--- start of EXERCISE DATA ---
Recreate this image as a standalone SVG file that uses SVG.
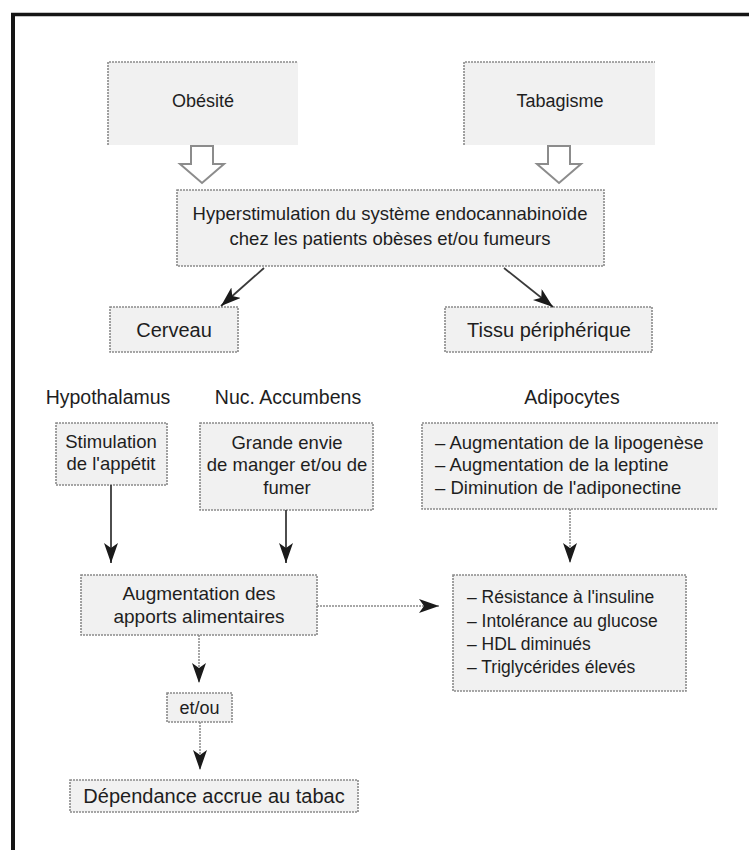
<svg xmlns="http://www.w3.org/2000/svg" width="749" height="850" viewBox="0 0 749 850">
<style>
  text { font-family: "Liberation Sans", Arial, sans-serif; fill: #1e1e1e; }
  .box { fill: #f1f1f1; stroke: #8a8a8a; stroke-width: 1.6; stroke-dasharray: 2 1; }
  .fill { fill: #f1f1f1; stroke: none; }
  .edge { fill: none; stroke: #8a8a8a; stroke-width: 1.6; stroke-dasharray: 2 1; }
  .hollow { fill: #ffffff; stroke: #8c8c8c; stroke-width: 2; }
  .dark { stroke: #3a3a3a; stroke-width: 1.8; fill: none; }
  .light { stroke: #8a8a8a; stroke-width: 1.5; fill: none; stroke-dasharray: 2 1; }
  .c { text-anchor: middle; }
</style>
<defs>
  <marker id="ah" markerUnits="userSpaceOnUse" markerWidth="22" markerHeight="16" refX="20" refY="7" orient="auto">
    <path d="M0,0 L20,7 L0,14 L5,7 z" fill="#1a1a1a"/>
  </marker>
</defs>
<rect x="0" y="0" width="749" height="850" fill="#ffffff"/>
<g id="frame">
  <line x1="11" y1="14.5" x2="749" y2="14.5" stroke="#151515" stroke-width="3.5"/>
  <line x1="13" y1="13" x2="13" y2="850" stroke="#151515" stroke-width="4"/>
</g>

<g id="obesite">
  <rect class="fill" x="108" y="62" width="190" height="83"/>
  <polyline class="edge" points="108,145 108,62 298,62"/>
  <text class="c" x="203" y="107" font-size="18">Obésité</text>
</g>
<g id="tabagisme">
  <rect class="fill" x="464" y="62" width="191" height="83"/>
  <polyline class="edge" points="464,145 464,62 655,62"/>
  <text class="c" x="560" y="107" font-size="18">Tabagisme</text>
</g>
<g id="hyper">
  <rect class="box" x="177" y="190" width="427" height="76"/>
  <text class="c" x="390" y="220" font-size="18.5">Hyperstimulation du système endocannabinoïde</text>
  <text class="c" x="390" y="245" font-size="18.5">chez les patients obèses et/ou fumeurs</text>
</g>
<g id="cerveau">
  <rect class="box" x="110" y="307" width="128" height="45"/>
  <text class="c" x="174" y="337" font-size="20">Cerveau</text>
</g>
<g id="tissu">
  <rect class="box" x="445" y="307" width="207" height="45"/>
  <text class="c" x="549" y="337" font-size="20">Tissu périphérique</text>
</g>
<g id="label-hypothalamus">
  <text class="c" x="108" y="404" font-size="19.5">Hypothalamus</text>
</g>
<g id="label-accumbens">
  <text class="c" x="288" y="404" font-size="19.5">Nuc. Accumbens</text>
</g>
<g id="label-adipocytes">
  <text class="c" x="572" y="404" font-size="19.5">Adipocytes</text>
</g>
<g id="stimulation">
  <rect class="box" x="56" y="423" width="111" height="62"/>
  <text class="c" x="111" y="448" font-size="18.5">Stimulation</text>
  <text class="c" x="111" y="470" font-size="18.5">de l'appétit</text>
</g>
<g id="envie">
  <rect class="box" x="200" y="423" width="173" height="87"/>
  <text class="c" x="287" y="449" font-size="18.5">Grande envie</text>
  <text class="c" x="287" y="471" font-size="18.5">de manger et/ou de</text>
  <text class="c" x="287" y="494" font-size="18.5">fumer</text>
</g>
<g id="adipocytes">
  <rect class="fill" x="422" y="423" width="296" height="86"/>
  <polyline class="edge" points="718,423 422,423 422,509 718,509"/>
  <text x="435" y="449" font-size="18.5">– Augmentation de la lipogenèse</text>
  <text x="435" y="471" font-size="18.5">– Augmentation de la leptine</text>
  <text x="435" y="494" font-size="18.5">– Diminution de l'adiponectine</text>
</g>
<g id="augmentation">
  <rect class="box" x="81" y="575" width="236" height="60"/>
  <text class="c" x="199" y="600" font-size="19">Augmentation des</text>
  <text class="c" x="199" y="623" font-size="19">apports alimentaires</text>
</g>
<g id="resistance">
  <rect class="box" x="453" y="575" width="233" height="116"/>
  <text x="467" y="603" font-size="17.5">– Résistance à l'insuline</text>
  <text x="467" y="627" font-size="17.5">– Intolérance au glucose</text>
  <text x="467" y="650" font-size="17.5">– HDL diminués</text>
  <text x="467" y="673" font-size="17.5">– Triglycérides élevés</text>
</g>
<g id="etou">
  <rect class="box" x="167" y="693" width="65" height="29"/>
  <text class="c" x="199.5" y="714" font-size="18">et/ou</text>
</g>
<g id="dependance">
  <rect class="box" x="70" y="780" width="288" height="32"/>
  <text class="c" x="214" y="803" font-size="20">Dépendance accrue au tabac</text>
</g>

<g id="connectors">
  <path class="hollow" d="M191,146 L213,146 L213,164 L224,164 L202,183 L180,164 L191,164 Z"/>
  <path class="hollow" d="M548,146 L570,146 L570,164 L581,164 L559,183 L537,164 L548,164 Z"/>
  <line class="dark" x1="264" y1="268" x2="221" y2="306" marker-end="url(#ah)"/>
  <line class="dark" x1="504" y1="268" x2="553" y2="307" marker-end="url(#ah)"/>
  <line class="dark" x1="111" y1="485" x2="111" y2="563" marker-end="url(#ah)"/>
  <line class="dark" x1="286" y1="510" x2="286" y2="563" marker-end="url(#ah)"/>
  <line class="light" x1="570" y1="509" x2="570" y2="563" marker-end="url(#ah)"/>
  <line class="light" x1="317" y1="606" x2="439" y2="606" marker-end="url(#ah)"/>
  <line class="light" x1="199" y1="635" x2="199" y2="683" marker-end="url(#ah)"/>
  <line class="light" x1="200" y1="722" x2="200" y2="770" marker-end="url(#ah)"/>
</g>
</svg>
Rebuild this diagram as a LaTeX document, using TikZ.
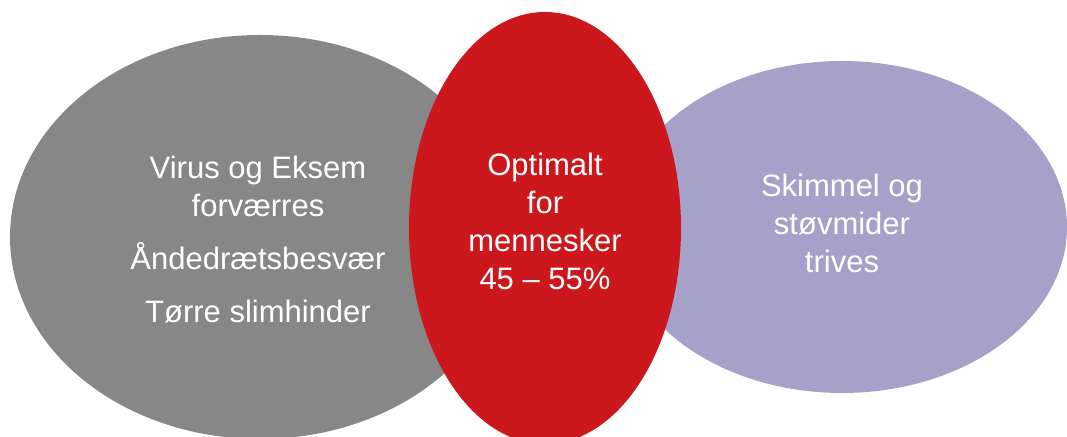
\documentclass[tikz,border=0pt]{standalone}
\usepackage{fontspec}
\setmainfont{Liberation Sans}
\usepackage{tikz}
\usetikzlibrary{shapes.geometric}
\definecolor{blobgrey}{HTML}{878787}
\definecolor{blobred}{HTML}{CC171D}
\definecolor{bloblilac}{HTML}{A6A1C9}

\begin{document}
\begin{tikzpicture}[
        x=1pt, y=1pt,
        blob/.style={ellipse, draw=none, inner sep=0pt, outer sep=0pt},
        label/.style={text=white, align=center, font=\fontsize{31}{38}\selectfont}
    ]
        \useasboundingbox (0,0) rectangle (1067,436);
        \clip (0,0) rectangle (1067,436);

        % Ellipses
        \node[blob, fill=blobgrey, minimum width=500, minimum height=404] (grey) at (260,199) {};
        \node[blob, fill=bloblilac, minimum width=450, minimum height=332] (lilac) at (842,209) {};
        \node[blob, fill=blobred, minimum width=272, minimum height=432] (red) at (545,208) {};

        % Texts
        \node[label] (greytext) at (258,196) {Virus og Eksem\\forværres\\[15pt]Åndedrætsbesvær\\[15pt]Tørre slimhinder};
        \node[label] (redtext) at (545,215) {Optimalt\\for\\mennesker\\45 – 55\%};
        \node[label] (lilactext) at (842,213) {Skimmel og\\støvmider\\trives};
    \end{tikzpicture}
\end{document}
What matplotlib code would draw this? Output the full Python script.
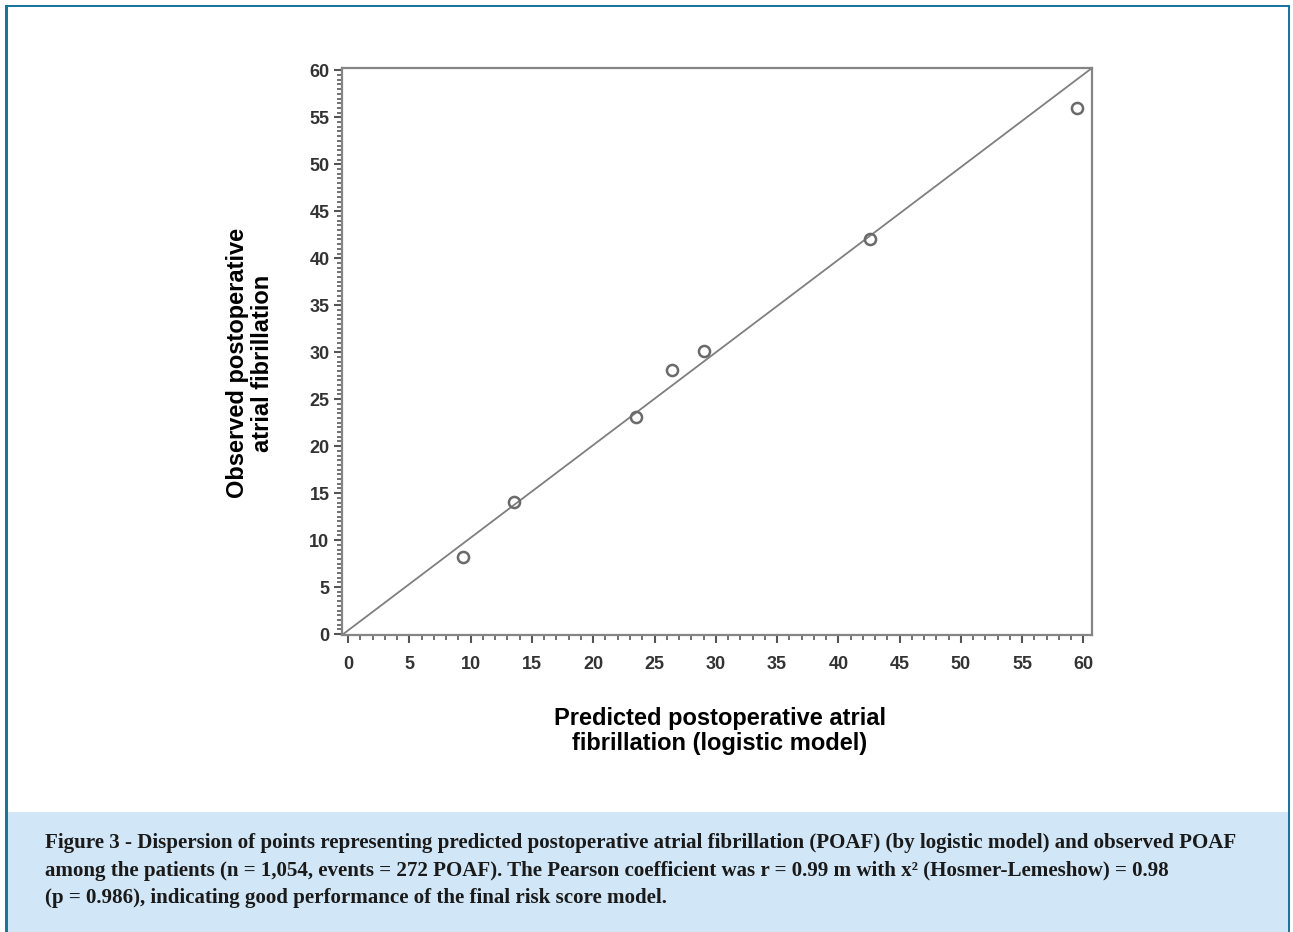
import matplotlib
matplotlib.use("Agg")
import matplotlib.pyplot as plt
from matplotlib.patches import Rectangle
from matplotlib.ticker import MultipleLocator

# Data
predicted = [9.4, 13.5, 23.5, 26.4, 29.0, 42.6, 59.5]
observed = [8.2, 14.1, 23.1, 28.1, 30.1, 42.0, 56.0]
x_ticks = list(range(0, 61, 5))
y_ticks = list(range(0, 61, 5))
x_label = "Predicted postoperative atrial\nfibrillation (logistic model)"
y_label = "Observed postoperative\natrial fibrillation"
caption_lines = [
    "Figure 3 - Dispersion of points representing predicted postoperative atrial fibrillation (POAF) (by logistic model) and observed POAF",
    "among the patients (n = 1,054, events = 272 POAF). The Pearson coefficient was r = 0.99 m with x\u00b2 (Hosmer-Lemeshow) = 0.98",
    "(p = 0.986), indicating good performance of the final risk score model.",
]

W, H = 1293, 932
fig = plt.figure(figsize=(W / 100, H / 100), dpi=100)

# caption box and border
fig.patches.append(Rectangle((7 / W, 0), (1288 - 7) / W, (932 - 812) / H,
                             transform=fig.transFigure, facecolor="#d1e6f6", edgecolor="none", zorder=0))
blue = "#1a73a0"
fig.patches.append(Rectangle((5 / W, 0), 2.5 / W, (932 - 5) / H, transform=fig.transFigure,
                             facecolor=blue, edgecolor="none", zorder=1))
fig.patches.append(Rectangle((1287.5 / W, 0), 2.5 / W, (932 - 5) / H, transform=fig.transFigure,
                             facecolor=blue, edgecolor="none", zorder=1))
fig.patches.append(Rectangle((5 / W, 1 - 7 / H), (1290 - 5) / W, 2.5 / H, transform=fig.transFigure,
                             facecolor=blue, edgecolor="none", zorder=1))

ax = fig.add_axes([342 / W, 1 - 635 / H, (1092 - 342) / W, (635 - 68) / H])
xlim = (-0.5, 60.7)
ylim = (-0.1, 60.25)
ax.set_xlim(*xlim)
ax.set_ylim(*ylim)

ax.plot(list(xlim), list(ylim), color="#7f7f7f", lw=1.3, zorder=2)
ax.plot(predicted, observed, linestyle="none", marker="o", markersize=8,
        markerfacecolor="none", markeredgecolor="#6a6a6a", markeredgewidth=1.8, zorder=3)

ax.set_xticks(x_ticks)
ax.set_yticks(y_ticks)
ax.xaxis.set_minor_locator(MultipleLocator(1))
ax.yaxis.set_minor_locator(MultipleLocator(0.5))
for s in ax.spines.values():
    s.set_color("#858585")
    s.set_linewidth(1.6)
ax.tick_params(which="major", direction="out", length=6, width=1.5, color="#555555",
               labelsize=13, labelcolor="#333333")
ax.tick_params(axis="x", which="major", pad=9)
ax.tick_params(axis="y", which="major", pad=3)
ax.tick_params(which="minor", direction="out", length=3.5, width=1.3, color="#666666")
for lbl in ax.get_xticklabels() + ax.get_yticklabels():
    lbl.set_fontweight("bold")
    lbl.set_family("Liberation Sans")

fig.text(720 / W, 1 - 731 / H, x_label, ha="center", va="center", fontsize=17,
         fontweight="bold", family="Liberation Sans", linespacing=1.15)
fig.text(250 / W, 1 - 363 / H, y_label, ha="center", va="center", rotation=90, fontsize=17,
         fontweight="bold", family="Liberation Sans", linespacing=1.15)

# caption, fitted so the first line spans the reference width
fs = 12.0
target_w = 1233 - 45
renderer = fig.canvas.get_renderer()
probe = fig.text(0, 0, caption_lines[0], fontsize=fs, fontweight="bold", family="Liberation Serif")
w = probe.get_window_extent(renderer).width
probe.remove()
fs = fs * target_w / w
for line, yy in zip(caption_lines, [843, 871, 898]):
    fig.text(45 / W, 1 - yy / H, line, ha="left", va="center", fontsize=fs,
             fontweight="bold", family="Liberation Serif", color="#1a1a1a")

fig.savefig("out.png", dpi=100)
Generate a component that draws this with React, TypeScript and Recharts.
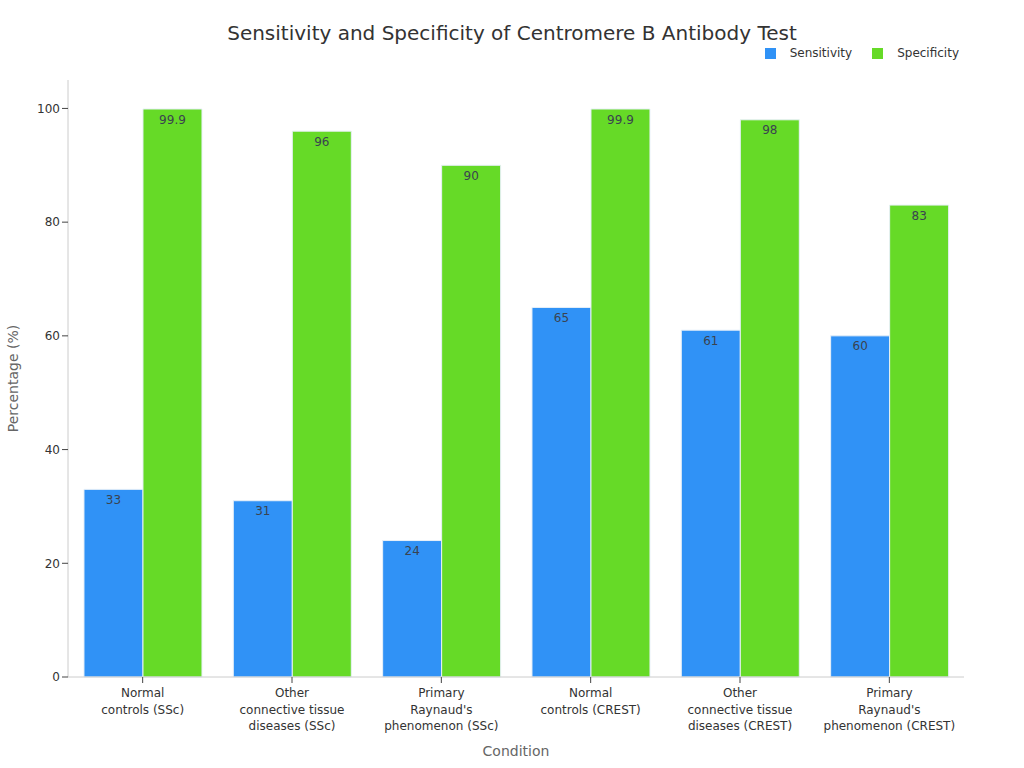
import { Bar, BarChart, LabelList, Legend, XAxis, YAxis } from 'recharts';

const conditions = [
  'Normal\ncontrols (SSc)',
  'Other\nconnective tissue\ndiseases (SSc)',
  "Primary\nRaynaud's\nphenomenon (SSc)",
  'Normal\ncontrols (CREST)',
  'Other\nconnective tissue\ndiseases (CREST)',
  "Primary\nRaynaud's\nphenomenon (CREST)",
];
const sensitivity = [33, 31, 24, 65, 61, 60];
const specificity = [99.9, 96, 90, 99.9, 98, 83];
const yTicks = [0, 20, 40, 60, 80, 100];

const COLORS = {
  Sensitivity: '#3092f6',
  Specificity: '#66da27',
};

const FONT = '"DejaVu Sans", sans-serif';

const data = conditions.map((name, i) => ({
  name,
  Sensitivity: sensitivity[i],
  Specificity: specificity[i],
}));

function MultiLineTick({ x, y, payload }: any) {
  const lines = String(payload.value).split('\n');
  return (
    <text x={x} y={y + 1} textAnchor="middle" fill="#333" fontSize={12} fontFamily={FONT}>
      {lines.map((line, i) => (
        <tspan key={i} x={x} dy={i === 0 ? 11 : 16.5}>
          {line}
        </tspan>
      ))}
    </text>
  );
}

function LegendContent() {
  return (
    <div style={{ display: 'flex', gap: 20, fontFamily: FONT, fontSize: 12, color: '#333' }}>
      {(['Sensitivity', 'Specificity'] as const).map((key) => (
        <span key={key} style={{ display: 'inline-flex', alignItems: 'center', gap: 14 }}>
          <span style={{ width: 11, height: 11, backgroundColor: COLORS[key], display: 'inline-block' }} />
          {key}
        </span>
      ))}
    </div>
  );
}

export default function App() {
  return (
    <div style={{ position: 'absolute', left: 0, top: 0, width: 1024, height: 768, background: '#fff' }}>
      <div
        style={{
          position: 'absolute',
          top: 21,
          left: 0,
          width: 1024,
          textAlign: 'center',
          fontFamily: FONT,
          fontSize: 20,
          color: '#333',
        }}
      >
        Sensitivity and Specificity of Centromere B Antibody Test
      </div>
      <BarChart
        width={1024}
        height={768}
        data={data}
        margin={{ top: 66, right: 60, left: 8, bottom: 31 }}
        barCategoryGap="10.7%"
        barGap={0}
      >
        <XAxis
          dataKey="name"
          interval={0}
          height={60}
          tick={<MultiLineTick />}
          tickLine={{ stroke: '#444' }}
          axisLine={{ stroke: '#ccc' }}
          label={{
            value: 'Condition',
            position: 'insideBottom',
            offset: -19,
            fill: '#666',
            fontSize: 14,
            fontFamily: FONT,
          }}
        />
        <YAxis
          width={60}
          domain={[0, 105]}
          ticks={yTicks}
          tick={{ fill: '#333', fontSize: 12, fontFamily: FONT }}
          tickLine={{ stroke: '#444' }}
          axisLine={{ stroke: '#ccc' }}
          label={{
            value: 'Percentage (%)',
            angle: -90,
            position: 'insideLeft',
            offset: 5,
            fill: '#666',
            fontSize: 14,
            fontFamily: FONT,
            style: { textAnchor: 'middle' },
          }}
        />
        <Legend
          verticalAlign="top"
          align="right"
          content={<LegendContent />}
          wrapperStyle={{ top: 46, right: 65, left: 'auto', width: 'auto' }}
        />
        {(['Sensitivity', 'Specificity'] as const).map((key) => (
          <Bar key={key} dataKey={key} fill={COLORS[key]} stroke="#e8f0f8" strokeWidth={1} isAnimationActive={false}>
            <LabelList
              dataKey={key}
              position="insideTop"
              offset={6}
              fill="#3a4350"
              fontSize={12}
              fontFamily={FONT}
            />
          </Bar>
        ))}
      </BarChart>
    </div>
  );
}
--- end of EXERCISE DATA ---
STATED TASK
From the listing above, repeat only the lines between the line containing "What matplotlib code" and the line containing "from matplotlib.ticker import MultipleLocator", those two included. Pictures are not part of the copy.

RESULT OF THIS TASK
What matplotlib code would draw this? Output the full Python script.
import matplotlib
matplotlib.use("Agg")
import matplotlib.pyplot as plt
from matplotlib.patches import Rectangle
from matplotlib.ticker import MultipleLocator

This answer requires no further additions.